Prior to this genealogical expedition to Charleston, about all we knew about Harriet Williman was that she
was born on March 4th, 1784 and later married Joseph De Jongh, whose grave marker is among the 9 surviving stones in the old family cemetery in North Charleston. They were married on July 23, 1810 in New York City. Mr. De Jongh was from Ostend, Flanders, and subsequently established himself in Charleston as a merchant and planter. He died of "country fever", most likely malaria, on June 15th, 1823.
The grave marker at the head of this post is actually a detail from that of their first child, Margaret De Jongh, who died April 24th, 1812. Perhaps it was this death that so deeply affected Harriet (Williman) DeJongh that she had to leave the state, for it was clear in her father Christopher's will that she was away. He made provision for her and any children she might have in his will (proved on January 12, 1814), and in the codicil authorized that 1,000 pounds Sterling from his estate be provided as quickly as possible to allow her to return to South Carolina. But where was she?
Another clue is found in the will of her husband, Joseph DeJongh, which was drafted on June 10th, five days before his death, and which was proved on June 26, 1823, the day after another of Joseph and Harriet De Jongh's children died (6 yr old Ernest Augustine De Jongh). Both father and son DeJongh and Gilbert Davidson, married to another Williman daughter, died of country fever during this terrible month, and all three are buried in the family cemetery. Joseph DeJongh's will makes no mention whatever of his wife Harriet, though he does leave funds for his children's nurse, Eliza Hall. He names his sisters-in-law Margaret (Williman) Bethune and Mary (Williman) Peters executrixes of his estate, which they surely would not have done if he had abandoned his wife Harriet.

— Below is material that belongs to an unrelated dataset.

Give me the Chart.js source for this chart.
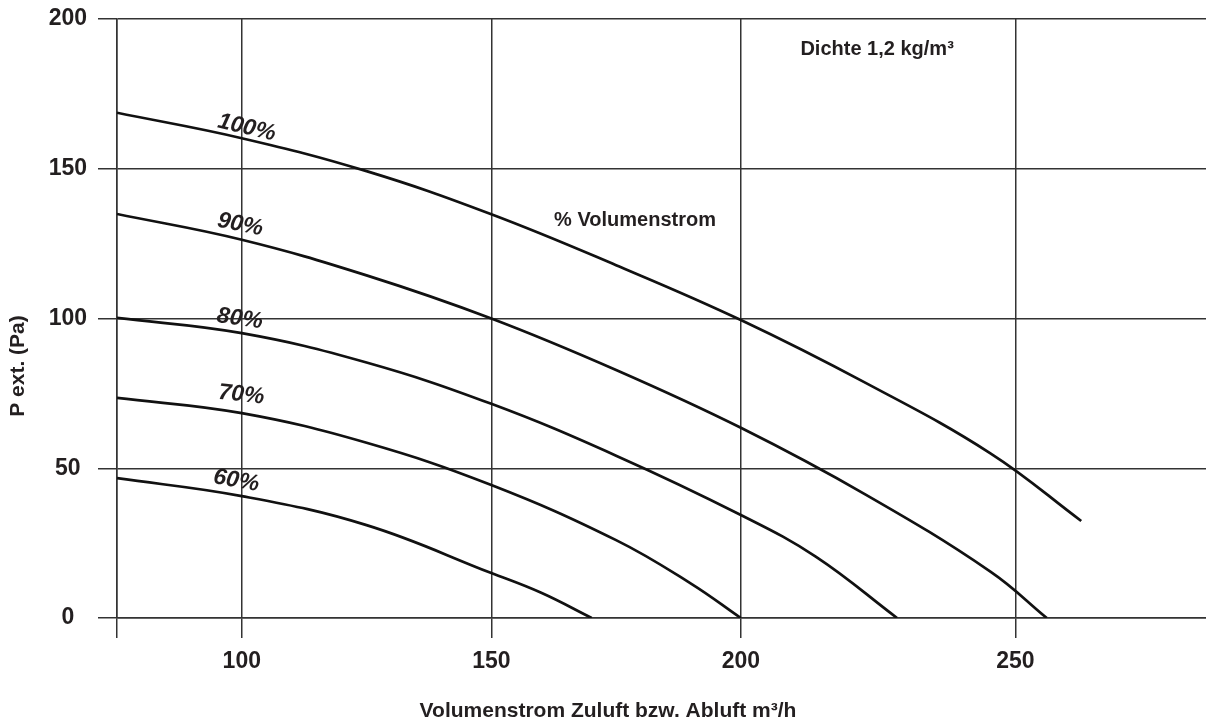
<!DOCTYPE html>
<html>
<head>
<meta charset="utf-8">
<script src="https://cdn.jsdelivr.net/npm/chart.js@4"></script>
<style>
  body { margin: 0; background: #fff; }
  canvas { display: block; }
</style>
</head>
<body>
<canvas id="fanCurveChart" width="1206" height="726"></canvas>
<script>
// fan curves: external pressure vs. air flow, one per speed step
const flow100 = [75, 100, 125, 150, 175, 200, 225, 250, 268.2];
const pressure100 = [168.7, 160.2, 149.2, 134.8, 117.8, 99.5, 78.5, 55, 32.4];

const flow90 = [75, 100, 125, 150, 175, 200, 225, 250, 261.3];
const pressure90 = [134.9, 126.3, 114.4, 100, 82.8, 63.5, 41.2, 15.5, 0];

const flow80 = [75, 100, 125, 150, 175, 200, 215, 231.3];
const pressure80 = [100.2, 95.1, 85.3, 71.5, 54.2, 34.4, 20.5, 0];

const flow70 = [75, 100, 125, 150, 175, 190, 200];
const pressure70 = [73.5, 68.4, 58.5, 44.4, 26, 11.5, 0];

const flow60 = [75, 100, 125, 150, 160, 170.1];
const pressure60 = [46.7, 40.7, 31, 15, 8.4, 0];

// axis ticks (the printed grid puts the "250" line a little right of a uniform step)
const xTickValues = [75, 100, 150, 200, 255];
const xTickLabels = ['', '100', '150', '200', '250'];
const yTickValues = [0, 50, 100, 150, 200];

// labels written on the curves
const curveLabels = ['100%', '90%', '80%', '70%', '60%'];
const labelFlow = [101, 99.7, 99.6, 99.9, 98.9];
const labelPressure = [163.7, 131.3, 99.9, 74.5, 45.8];
const labelAngle = [13, 11, 8, 6, 10];

const ink = '#231f20';
const gridColor = '#333';
const font = "'Liberation Sans', Arial, sans-serif";

function toPoints(xs, ys) {
  return xs.map((x, i) => ({ x: x, y: ys[i] }));
}

function curve(label, xs, ys) {
  return {
    label: label,
    data: toPoints(xs, ys),
    borderColor: '#111',
    borderWidth: 2.7,
    pointRadius: 0,
    fill: false,
    tension: 0.4
  };
}

const textPlugin = {
  id: 'chartText',
  afterDatasetsDraw(chart) {
    const c = chart.ctx;
    const xs = chart.scales.x;
    const ys = chart.scales.y;
    c.save();
    c.fillStyle = ink;

    // curve percentages
    c.font = 'italic bold 23px ' + font;
    c.textAlign = 'center';
    c.textBaseline = 'middle';
    curveLabels.forEach((t, i) => {
      c.save();
      c.translate(xs.getPixelForValue(labelFlow[i]), ys.getPixelForValue(labelPressure[i]));
      c.rotate(labelAngle[i] * Math.PI / 180);
      c.fillText(t, 0, 0);
      c.restore();
    });

    // notes inside the plot
    c.font = 'bold 20px ' + font;
    c.fillText('% Volumenstrom', xs.getPixelForValue(178.8), ys.getPixelForValue(132.6));
    c.fillText('Dichte 1,2 kg/m³', xs.getPixelForValue(227.3), ys.getPixelForValue(189.7));

    // axis titles, centred on the page
    c.font = 'bold 21px ' + font;
    c.fillText('Volumenstrom Zuluft bzw. Abluft m³/h', chart.width / 2 + 5, chart.height - 15);
    c.save();
    c.translate(18, chart.height / 2 + 3);
    c.rotate(-Math.PI / 2);
    c.fillText('P ext. (Pa)', 0, 0);
    c.restore();

    c.restore();
  }
};

const ctx = document.getElementById('fanCurveChart').getContext('2d');

const fanCurveChart = new Chart(ctx, {
  type: 'line',
  data: {
    datasets: [
      curve('100%', flow100, pressure100),
      curve('90%', flow90, pressure90),
      curve('80%', flow80, pressure80),
      curve('70%', flow70, pressure70),
      curve('60%', flow60, pressure60)
    ]
  },
  options: {
    responsive: false,
    animation: false,
    layout: { padding: { top: 19, right: 0, bottom: 0, left: 0 } },
    plugins: {
      legend: { display: false },
      tooltip: { enabled: false }
    },
    scales: {
      x: {
        type: 'linear',
        min: 75,
        max: 293.2,
        afterBuildTicks: (scale) => {
          scale.ticks = xTickValues.map(v => ({ value: v }));
        },
        afterFit: (scale) => { scale.height = 108; },
        grid: { color: gridColor, lineWidth: 1.5, tickLength: 20 },
        border: { color: gridColor, width: 1.5 },
        ticks: {
          color: ink,
          font: { family: font, size: 23, weight: 'bold' },
          padding: 10,
          maxRotation: 0,
          autoSkip: false,
          callback: (v) => xTickLabels[xTickValues.indexOf(v)]
        }
      },
      y: {
        min: 0,
        max: 200,
        afterBuildTicks: (scale) => {
          scale.ticks = yTickValues.map(v => ({ value: v }));
        },
        afterFit: (scale) => {
          scale.width = 117;
          scale.paddingTop = 0;
          scale.paddingBottom = 0;
        },
        grid: { color: gridColor, lineWidth: 1.5, tickLength: 19 },
        border: { color: gridColor, width: 1.5 },
        ticks: {
          color: ink,
          font: { family: font, size: 23, weight: 'bold' },
          padding: 11,
          crossAlign: 'center'
        }
      }
    }
  },
  plugins: [textPlugin]
});
</script>
</body>
</html>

Several court cases related to funds held in trust from the DeJongh estate in 1825 and 1827 make the matter plain. Harriet de Jongh was in a lunatic asylum in New York. She had four children in all between 1811 and 1817, and one of these, Mary Ann DeJongh, died in New York at age 14 on October 21, 1827. Only their son William F. De Jongh survived to adulthood and was still living in 1850. There are apparently appeals court documents that indicate that she was still alive at that time as well.
Did she become mentally unhinged after the death of their first child? She seems to have returned to South Carolina and dutifully conceived three more children, but sometime after 1817 when Ernest DeJongh was born, she was institutionalized as a lunatic. Her sister Margaret Bethune later moved to New York, as did her niece Elizabeth Davidson Bethune, my gr-gr-great grandmother (1807-1864). I find it very unlikely that Harriet DeJongh was buried in the old family cemetery in the mid 19th century, and in any case the stone, if it ever was there, is nowhere to be found today. Still, stranger things have happened, so the case is not yet closed on this sad chapter in the life of a southern family from the low country of South Carolina.